Peut-on imaginer comment les États-Unis auraient réagi en 1962, ou aujourd’hui, si Cuba avait utilisé des armes russes pour attaquer des stations radar américaines à l’intérieur des États-Unis? À l’époque, le Président Kennedy avait dit que les États-Unis riposteraient en tirant sur l’URSS. Dès lors, les États-Unis doivent comprendre que la Russie pourrait adopter une position similaire aujourd’hui, a-t-il estimé. Pour autant, a-t-il fait valoir, pendant que le Président Kennedy adoptait cette « position agressive », il travaillait en coulisses pour négocier la fin de la crise des missiles cubains qui fut réglée rapidement, en l’espace de 13 jours.
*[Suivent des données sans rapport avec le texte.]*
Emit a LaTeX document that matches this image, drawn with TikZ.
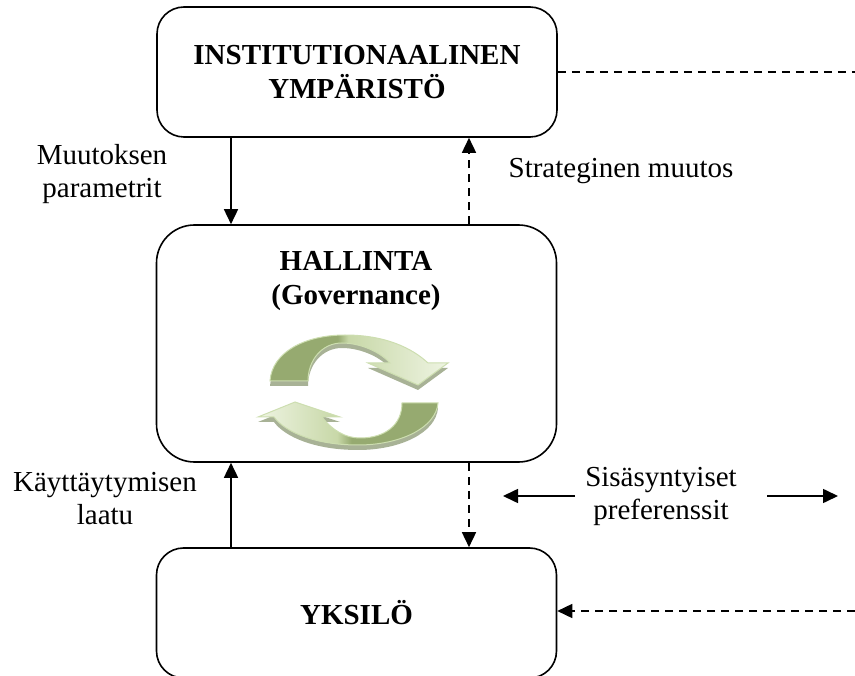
\documentclass[tikz,border=0pt]{standalone}
\usepackage{fontspec}
\setmainfont{Liberation Serif}
\usetikzlibrary{arrows.meta}
\definecolor{tumma}{RGB}{150,170,112}
\definecolor{keski}{RGB}{200,216,168}
\definecolor{vaalea}{RGB}{238,244,226}
\definecolor{reuna}{RGB}{205,222,176}
\definecolor{varjo}{RGB}{168,178,150}
\pgfdeclarehorizontalshading{kierto1}{100bp}{color(0bp)=(tumma); color(25bp)=(tumma); color(44bp)=(tumma); color(47bp)=(keski); color(75bp)=(vaalea); color(100bp)=(vaalea)}
\pgfdeclarehorizontalshading{kierto2}{100bp}{color(0bp)=(vaalea); color(25bp)=(vaalea); color(47bp)=(keski); color(51bp)=(tumma); color(75bp)=(tumma); color(100bp)=(tumma)}

\tikzset{
  laatikko/.style={draw, line width=1.6pt, minimum width=400pt, inner sep=0pt},
  nuoli/.style={line width=1.6pt, -{Triangle[length=15pt,width=14pt]}},
  katko/.style={dash pattern=on 8pt off 6pt},
  teksti/.style={align=center, font=\fontsize{29}{33}\selectfont},
  lihava/.style={align=center, font=\fontsize{29}{34}\selectfont\bfseries},
}

\begin{document}
\begin{tikzpicture}[x=1pt,y=-1pt]
            \useasboundingbox (0,0) rectangle (855,676);
            % laatikot
            \node[laatikko, rounded corners=27pt, minimum height=130pt, lihava] (inst) at (357,72) {INSTITUTIONAALINEN\\YMPÄRISTÖ};
            \node[laatikko, rounded corners=38pt, minimum height=237pt] (hall) at (356.5,343.5) {};
            \node[lihava] (halltxt) at (356,281) {HALLINTA\\(Governance)};
            \node[laatikko, rounded corners=27pt, minimum height=130pt, lihava] (yks) at (356.5,613) {YKSILÖ};

            % tekstit
            \node[teksti] (muut) at (102,174) {Muutoksen\\parametrit};
            \node[teksti] (strat) at (621,171) {Strateginen muutos};
            \node[teksti] (kayt) at (105,499) {Käyttäytymisen\\laatu};
            \node[teksti] (sisa) at (661,496) {Sisäsyntyiset\\preferenssit};

            \coordinate (vas) at (231,0);
            \coordinate (oik) at (469,0);
            \coordinate (reuna) at (855,0);
            \coordinate (alaoik) at (855,611);
            \coordinate (s1) at (575,496);
            \coordinate (s2) at (503,496);
            \coordinate (s3) at (767,496);
            \coordinate (s4) at (838,496);

            % nuolet
            \draw[nuoli] (inst.south -| vas) -- (hall.north -| vas);
            \draw[nuoli, katko] (hall.north -| oik) -- (inst.south -| oik);
            \draw[nuoli] (yks.north -| vas) -- (hall.south -| vas);
            \draw[nuoli, katko] (hall.south -| oik) -- (yks.north -| oik);
            \draw[line width=1.6pt, katko] (inst.east) -- (inst.east -| reuna);
            \draw[nuoli, katko] (alaoik) -- (alaoik -| yks.east);
            \draw[nuoli] (s1) -- (s2);
            \draw[nuoli] (s3) -- (s4);

            % kiertonuolet
            \fill[varjo, yshift=-5pt] (270,381) .. controls (272,352) and (305,335) .. (345,335) .. controls (385,335) and (412,348) .. (428,363) -- (448,363) -- (418,385) -- (368,363) -- (390,363) .. controls (378,350) and (358,343) .. (342,343) .. controls (322,343) and (308,360) .. (308,381) -- cycle;
            \shade[shading=kierto1, draw=reuna, line width=1pt] (270,381) .. controls (272,352) and (305,335) .. (345,335) .. controls (385,335) and (412,348) .. (428,363) -- (448,363) -- (418,385) -- (368,363) -- (390,363) .. controls (378,350) and (358,343) .. (342,343) .. controls (322,343) and (308,360) .. (308,381) -- cycle;
            \fill[varjo, yshift=-5pt] (438,403) .. controls (436,428) and (400,445) .. (358,445) .. controls (315,445) and (285,432) .. (274,417) -- (258,417) -- (295,402) -- (340,417) -- (322,417) .. controls (332,430) and (345,438) .. (360,438) .. controls (385,438) and (402,425) .. (402,403) -- cycle;
            \shade[shading=kierto2, draw=reuna, line width=1pt] (438,403) .. controls (436,428) and (400,445) .. (358,445) .. controls (315,445) and (285,432) .. (274,417) -- (258,417) -- (295,402) -- (340,417) -- (322,417) .. controls (332,430) and (345,438) .. (360,438) .. controls (385,438) and (402,425) .. (402,403) -- cycle;
        \end{tikzpicture}
\end{document}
Pour le militant, la crise actuelle est beaucoup plus préoccupante étant donné que les États-Unis n’ont pas à leur tête un dirigeant de la trempe du Président Kennedy. Au lieu de cela, les dirigeants américains actuels ont totalement évité les discussions avec la Russie pour résoudre la crise ukrainienne et éviter une éventuelle guerre nucléaire, tandis que l’actuel Président américain semble faire tout son possible pour tenter de provoquer une troisième guerre mondiale. C’est la seule conclusion rationnelle que l’on puisse tirer de la position militaire actuelle des États-Unis à l’égard de la Russie, a-t-il affirmé en appelant le Conseil de sécurité à prendre des mesures immédiates pour mettre fin à cette crise dans l’intérêt du maintien de la paix et de la sécurité internationales.
L’intervenant a également accusé les États-Unis de soutenir et fournir des armes au bataillon Azov d’Ukraine, une organisation militaire néo-nazie avouée. Pour M. Kovalik, le soutien américain à cette organisation nazie doit être considéré comme une menace pour la paix et la sécurité dans toute l’Europe, et comme une menace particulière pour la Russie.